Fee-Based Financial Advisors
Fee-based advisors use a compensation structure that's a hybrid of what commission-based planners and fee-only advisors employ. They may accept compensation from clients as well as commissions from third parties, such as mutual funds or insurance companies when they sell their products. Therein lies the potential conflict of interest. While you may pay a fee-based planner less outright compensation than what you'd pay for a fee-only advisor, fee-based advisors can earn commissions by putting you in certain products, and the commissions they earn on some investments may be higher than others. Thus, the advisor may have a financial incentive to favor one product over another.

Some fee-based planners work under a suitability standard rather than a fiduciary duty. Whereas advisors who have a fiduciary duty should be able to demonstrate they've chosen the best products for their clients, advisors operating under the suitability standard should make recommendations that are suitable (though maybe not the best) for their clients based their time horizons and risk tolerance. 

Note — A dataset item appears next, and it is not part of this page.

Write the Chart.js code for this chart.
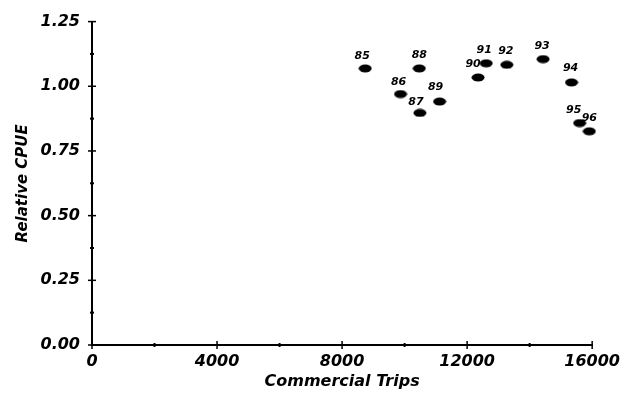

In a similar vein, keep in mind that some fee-based advisors aren't financial planners, but investment advisors. Financial planners thoroughly asses your financial background before constructing complete financial plans that may include insurance, estate-planning, and tax issues. Investment advisors, by contrast, are primarily in the business of providing advice on investing in specific stocks, bonds, mutual funds, or exchange-traded funds. Additionally, they may only be able to recommend that you invest in a narrow range of products they have the credentials to sell rather than provide sound, high-level investment advice.